Não deve a classe quedar-se inerte diante do canhestro ato de censura. Uma pergunta que não quer calar é a seguinte: Porque vários Promotores de Justiça, inclusive o próprio Procurador-Geral receberam apoio institucional e o Procurador Kleber Couto Pinto, até o presente momento, não recebeu tratamento isonômico? Em todos os casos não houve afronta à dignidade da pessoa humana, e, em especial, à honra e à prerrogativa de um membro do Ministério Público? Cede-se a palavra à nossa Associação.

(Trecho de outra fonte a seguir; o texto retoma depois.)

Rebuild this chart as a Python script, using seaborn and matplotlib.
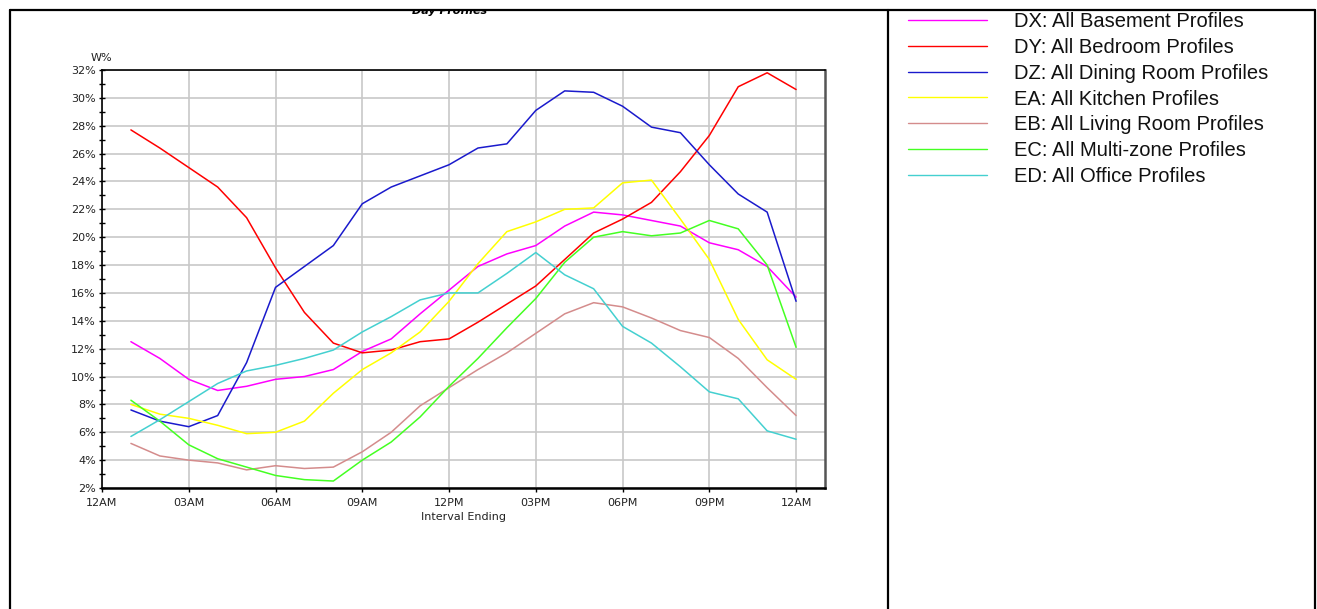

Nota-se, ao fim e ao cabo, que mais grave do que a opinião legitimamente expressada pelo Procurador de Justiça foi a reação de ofício praticada Corregedor do Conselho Superior do Ministério Público A tentativa de punição de membro do Ministério Público pelo fato de ter emitido opinião contrária à decisão do Supremo Tribunal Federal, na realidade, compromete a imagem do novo órgão criado pela Emenda Constitucional nº 45 e, por conseguinte, do próprio Brasil, um País que, atualmente, respira ares muito mais democráticos. Enfim, um vexame.

Rio de Janeiro, 22 de setembro de 2008.